しかし育児の場合、自分だけでなく子どもも絡むので、ストレスの原因をわかっていても簡単に変えられない、アツアツの鍋の中で耐えるしかできないことも多いでしょう。

【妻の思惑とキャパシティ】
 私が来月末に育休が終わることを意識してか、妻は最近「お父さんはいないものとしてやっていく」と言っています。
ところが先日、妻から「育休とったらもっと楽になると思っていた!」とか、「何のために育休とったの!」と声を荒げて言われました。
妻があたふたしているときに私が寝そべってスマホを見ていたのが気に食わなかったようで、これで火がついたようです。
私も納得がいかなかったので、あえて同じテンションで言い返しました。
「遊んでるわけじゃない」
「察してだけでは限界がある。ちゃんと言葉で言えよ。」
妻のお陰でいろいろ出来るのはありがたいのですが、今せっかく一緒にいるのに何も頼らないのは違うし、それで何のために育休とったのと言われても・・・。

とはいえ、妻の考え方もわかります。
私は育休が終わると単身赴任の可能性が高く、実際「いないもの」になってしまうからです。
今は二人がかりで長女が幼稚園に行くまでの準備をし、長男が夜泣きしたら私も抱っこして寝かしつけます。
料理や幼稚園の用事はほぼ妻がしてくれますが、洗いものや洗濯、掃除等の家事や他の用事は今でも私がやっています。
これらも全て妻の負担になったとき、夜泣きで寝れず、疲れた身体で時間に追われながらギリギリの生活をしていそうな気がします。

【溜飲が下がる】
 しばらく大声で言った後、私は心配していることをゆっくり説明しました。
「実際にあなたが倒れたりしたら、俺は単身赴任は出来なくなる。
家から通勤して会社で内勤するパターンも想定しているから、そのために資格も含めていろいろ勉強している。
スマホを触ってるのも株価やマイホームのための情報収集をしているためで、遊んでいるわけではない。
家なんか買うと決めてすぐに出来るものではないし、年齢的に住宅ローンを組むならあまり時間もない。
形は違えど俺も将来の事を思って動いている。
いないものとして扱われても、楽して遊んでいるわけではない。」
言いたいことを言って、妻もそこまで私が何を考えているのかわかっていなかったのか、お互いに溜飲が下がったと思います。

【私のゆでガエルの解釈】
 さて、冒頭のゆでガエル理論ですが、私は少しポジティブに解釈しています。
人間は慣れてしまうと大けがをしますが、逆に言うと、人間は変わっていく環境にも慣れて順応することができるということです。
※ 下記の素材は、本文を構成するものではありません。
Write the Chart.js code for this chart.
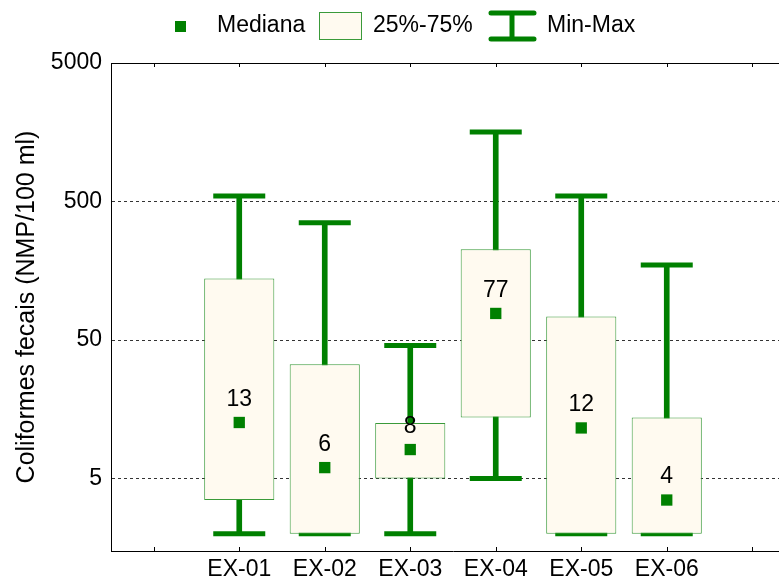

私の残り2か月弱の育休は、「私のいない状況でも妻がつぶれずに育児に順応できるようサポートする」ということのためにあると考えました。

妻は考えだすとなかなか決められない性格です。
それで時間が割かれてストレスになるのであれば、一緒にいる今のうちに決められるものは決めてしまいます。
(今は子どもの習い事は何がいいか色々見ているようです)

そして完璧を求めやすく、一人でため込みやすい性格です。
特に疲れているときはやり過ぎないように寄り添って声をかけます。
(疲れているときまでしっかりご飯を作る必要はないんです)

そして一番のストレスは、長女の赤ちゃん返りです。
甘えるだけなら何も問題ないのですが、長男を叩いたりして怪我させる恐れがあるため毎日怒っています。
この長女の問題がクリアになれば、(これが問題としては大き過ぎるので)ほぼ解決できると思っています。
私が長女とできるだけ一緒に過ごしながら「君は本当はやさしいお姉ちゃんだ」ということを認識させたいと思います。

育休をとって半年になりましたが、今でも育児が安定せずに悩むことがあります。
妻が順応できる前に鍋が沸騰してしまわないよう、自分ができる事、やっておかなければいけないことは何かを考えて、残りの2か月弱を有意義に過ごしたいと思います。